# best teething toy



## Tony G. (May 18, 2009)

I just noticed that bella is starting to lose teeth. She has destroyed all of her chew toys plus bones(i have a farm and give her pig bones when we cookout). I am trying to figure out is it best to get her bone's, rope toys. what now that she is teething? thanks.


----------



## Naustroms (May 14, 2009)

Kong makes a set of puppy toys that are small, durable, and made with teething in mind.


----------



## MISSAPBT (May 10, 2009)

ugh i have a phobia of teeth pulling / falling out, the crunching noise they make when just about to come out.
I found the rope was good with Kyza i found several teeth in or round her rope.

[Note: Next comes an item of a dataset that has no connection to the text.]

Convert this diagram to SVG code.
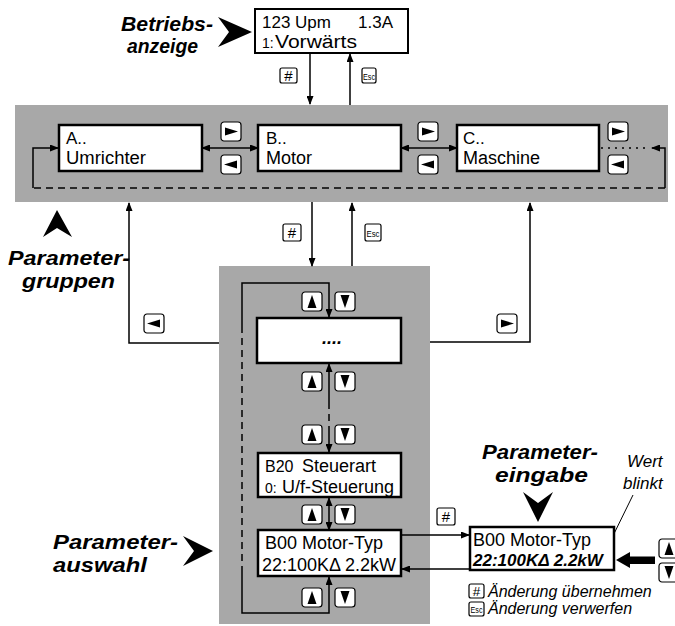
<svg xmlns="http://www.w3.org/2000/svg" width="675" height="626" viewBox="0 0 675 626">
<style>
.bg{fill:#a8a8a8}
.box{fill:#fff;stroke:#000;stroke-width:2.5}
.ln{stroke:#000;stroke-width:1.5;fill:none}
.dash{stroke-dasharray:7 5}
.dot{stroke-dasharray:2 5}
.btn{fill:#fff;stroke:#000;stroke-width:1.2}
.g{fill:#000}
.t{font-family:"Liberation Sans",Arial,sans-serif;font-size:18px;fill:#000}
.s{font-size:14px}
.lbl{font-family:"Liberation Sans",Arial,sans-serif;font-weight:bold;font-style:italic;font-size:21px;fill:#000}
.it{font-family:"Liberation Sans",Arial,sans-serif;font-style:italic;font-size:16px;fill:#000}
.bt{font-family:"Liberation Sans",Arial,sans-serif;font-size:15px;fill:#000}
.esc{font-family:"Liberation Sans",Arial,sans-serif;font-size:9.5px;fill:#000}
</style>
<defs>
<marker id="ah" markerUnits="userSpaceOnUse" markerWidth="9" markerHeight="7" refX="8" refY="3.5" orient="auto-start-reverse"><path d="M0,0 L9,3.5 L0,7 z" fill="#000"/></marker>
<marker id="ahs" markerUnits="userSpaceOnUse" markerWidth="8" markerHeight="8" refX="7" refY="4" orient="auto"><path d="M0,0 L7,4 L0,8" fill="none" stroke="#000" stroke-width="1.2"/></marker>
<g id="bR"><rect class="btn" x="0" y="0" width="20" height="19" rx="3"/><polygon class="g" points="4,5.5 17,9.5 4,13.5"/></g>
<g id="bL"><rect class="btn" x="0" y="0" width="20" height="19" rx="3"/><polygon class="g" points="16,5.5 3,9.5 16,13.5"/></g>
<g id="bU"><rect class="btn" x="0" y="0" width="20" height="19" rx="3"/><polygon class="g" points="10,3 14.5,16 5.5,16"/></g>
<g id="bD"><rect class="btn" x="0" y="0" width="20" height="19" rx="3"/><polygon class="g" points="5.5,3 14.5,3 10,16"/></g>
</defs>

<!-- backgrounds -->
<rect class="bg" x="15" y="105" width="653" height="97"/>
<rect class="bg" x="219" y="266" width="211" height="358"/>

<!-- connectors -->
<g id="connectors">
<path class="ln" d="M310,53 V104" marker-end="url(#ah)"/>
<path class="ln" d="M350,105 V54" marker-end="url(#ah)"/>
<path class="ln" d="M202,148 H258" marker-start="url(#ah)" marker-end="url(#ah)"/>
<path class="ln" d="M401,148 H457" marker-start="url(#ah)" marker-end="url(#ah)"/>
<path class="ln dot" d="M601,148 H648"/>
<path class="ln" d="M665,188 V148 H652" marker-end="url(#ah)"/>
<path class="ln dash" d="M665,188 H33"/>
<path class="ln" d="M33,188 V148 H58" marker-end="url(#ah)"/>
<path class="ln" d="M312,202 V266" marker-end="url(#ah)"/>
<path class="ln" d="M352,266 V203" marker-end="url(#ah)"/>
<path class="ln" d="M219,343 H129 V203" marker-end="url(#ah)"/>
<path class="ln" d="M430,342 H530 V203" marker-end="url(#ah)"/>
<path class="ln" d="M242,326 V283 H329 V317" marker-end="url(#ah)"/>
<path class="ln dash" d="M242,326 V570"/>
<path class="ln" d="M242,570 V613 H329 V577" marker-end="url(#ah)"/>
<path class="ln" d="M329,402 V364" marker-end="url(#ah)"/>
<path class="ln dash" d="M329,402 V432"/>
<path class="ln" d="M329,432 V452" marker-end="url(#ah)"/>
<path class="ln" d="M329,498 V530" marker-start="url(#ah)" marker-end="url(#ah)"/>
<path class="ln" d="M402,535 H469" marker-end="url(#ah)"/>
<path class="ln" d="M470,569 H402" marker-end="url(#ah)"/>
<path d="M633,495 L607,548" fill="none" stroke="#000" stroke-width="1" marker-end="url(#ahs)"/>
<polygon class="g" points="616,560 630,552 630,556.5 655,556.5 655,564 630,564 630,568"/>
</g>

<!-- chevrons -->
<polygon class="g" points="252,32 218,17 229,32 218,47"/>
<polygon class="g" points="213,551 183,536 194,551 183,566"/>
<polygon class="g" points="57,210 72,237 57,228 43,237"/>
<polygon class="g" points="538,522 523,492 538,503 553,492"/>

<!-- labels -->
<text class="lbl" x="121" y="31" textLength="92" lengthAdjust="spacingAndGlyphs">Betriebs-</text>
<text class="lbl" x="127" y="53" textLength="71" lengthAdjust="spacingAndGlyphs">anzeige</text>
<text class="lbl" x="8" y="265" textLength="122" lengthAdjust="spacingAndGlyphs">Parameter-</text>
<text class="lbl" x="22" y="288" textLength="93" lengthAdjust="spacingAndGlyphs">gruppen</text>
<text class="lbl" x="53" y="549" textLength="125" lengthAdjust="spacingAndGlyphs">Parameter-</text>
<text class="lbl" x="53" y="572" textLength="94" lengthAdjust="spacingAndGlyphs">auswahl</text>
<text class="lbl" x="482" y="459" textLength="116" lengthAdjust="spacingAndGlyphs">Parameter-</text>
<text class="lbl" x="495" y="482" textLength="93" lengthAdjust="spacingAndGlyphs">eingabe</text>
<text class="it" x="627" y="467" style="font-size:17px">Wert</text>
<text class="it" x="623" y="489" style="font-size:17px">blinkt</text>

<!-- nodes -->
<g id="betriebsanzeige">
<rect class="box" x="255" y="9" width="153" height="44" style="stroke-width:2"/>
<text class="t" x="262" y="28" style="font-size:17px">123 Upm</text>
<text class="t" x="358" y="28" style="font-size:17px">1.3A</text>
<text class="t s" x="262" y="48">1:</text>
<text class="t" x="275" y="48" textLength="82" lengthAdjust="spacingAndGlyphs">Vorwärts</text>
</g>
<g id="gruppeA">
<rect class="box" x="59" y="125" width="143" height="46"/>
<text class="t" x="66" y="144" style="font-size:17px">A..</text>
<text class="t" x="66" y="164" textLength="80" lengthAdjust="spacingAndGlyphs">Umrichter</text>
</g>
<g id="gruppeB">
<rect class="box" x="258" y="125" width="143" height="46"/>
<text class="t" x="266" y="144" style="font-size:17px">B..</text>
<text class="t" x="266" y="164">Motor</text>
</g>
<g id="gruppeC">
<rect class="box" x="457" y="125" width="142" height="46"/>
<text class="t" x="463" y="144" style="font-size:17px">C..</text>
<text class="t" x="463" y="164">Maschine</text>
</g>
<g id="paramDots">
<rect class="box" x="257" y="318" width="144" height="45"/>
<text class="lbl" x="332" y="344" text-anchor="middle" style="font-size:18px">....</text>
</g>
<g id="paramB20">
<rect class="box" x="258" y="453" width="143" height="44"/>
<text class="t" x="265" y="472" style="font-size:16px">B20</text>
<text class="t" x="302" y="472">Steuerart</text>
<text class="t s" x="265" y="493">0:</text>
<text class="t" x="282" y="493">U/f-Steuerung</text>
</g>
<g id="paramB00">
<rect class="box" x="258" y="530" width="143" height="46"/>
<text class="t" x="265" y="549">B00 Motor-Typ</text>
<text class="t" x="262" y="571">22:100KΔ 2.2kW</text>
</g>
<g id="eingabe">
<rect class="box" x="470" y="527" width="144" height="43"/>
<text class="t" x="473" y="546">B00 Motor-Typ</text>
<text class="lbl" x="473" y="566" style="font-size:17px">22:100KΔ 2.2kW</text>
</g>

<!-- buttons -->
<g id="buttons">
<rect class="btn" x="280" y="68" width="17" height="15" rx="2"/><text class="bt" x="288.5" y="81" text-anchor="middle">#</text>
<rect class="btn" x="362" y="68" width="14" height="15" rx="2"/><text class="esc" x="369" y="79.5" text-anchor="middle" textLength="12" lengthAdjust="spacingAndGlyphs">Esc</text>
<use href="#bR" x="221" y="122"/><use href="#bL" x="221" y="155"/>
<use href="#bR" x="418" y="122"/><use href="#bL" x="418" y="155"/>
<use href="#bR" x="608" y="122"/><use href="#bL" x="608" y="155"/>
<rect class="btn" x="283" y="224" width="18" height="17" rx="2"/><text class="bt" x="292" y="238" text-anchor="middle">#</text>
<rect class="btn" x="365" y="224" width="16" height="17" rx="2"/><text class="esc" x="373" y="236.5" text-anchor="middle" textLength="13" lengthAdjust="spacingAndGlyphs">Esc</text>
<use href="#bL" x="144" y="314"/>
<use href="#bR" x="497" y="314"/>
<use href="#bU" x="302" y="292"/><use href="#bD" x="335" y="292"/>
<use href="#bU" x="302" y="372"/><use href="#bD" x="335" y="372"/>
<use href="#bU" x="302" y="425"/><use href="#bD" x="335" y="425"/>
<use href="#bU" x="302" y="505"/><use href="#bD" x="335" y="505"/>
<use href="#bU" x="302" y="588"/><use href="#bD" x="335" y="588"/>
<rect class="btn" x="437" y="508" width="18" height="17" rx="2"/><text class="bt" x="446" y="522" text-anchor="middle">#</text>
<use href="#bU" x="659" y="539"/><use href="#bD" x="659" y="563"/>
<rect class="btn" x="469" y="584" width="15" height="14" rx="2"/><text class="bt" x="476.5" y="596" text-anchor="middle" style="font-size:13.5px">#</text>
<rect class="btn" x="469" y="602" width="15" height="14" rx="2"/><text class="esc" x="476.5" y="613" text-anchor="middle" textLength="12" lengthAdjust="spacingAndGlyphs">Esc</text>
</g>
<text class="it" x="488" y="597">Änderung übernehmen</text>
<text class="it" x="488" y="614">Änderung verwerfen</text>
</svg>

I accidently pulled her k9 out with the rope ekk it was horrible and it wasnt ready to be pulled


----------



## jsgixxer (Mar 9, 2009)

Kong puppy toys work great..


----------



## Pits4Life (Mar 31, 2009)

our girl is on a chewing frenzy right now bc shes losing teeth. she doesnt really chew on the kong too much. she really only likes that to lick peanut butter out of. they are very durable though and good for chewing. the best thing she likes are the big beef bones from the pet store.she will go at them for hours especially when they have some meat or hide left on them. she also has a booda bone that she rips at. just look for stuff that is very very durable. we had a rubber toy for her that was pretty thick but within minutes she was tearing tiny pieces of it off.


----------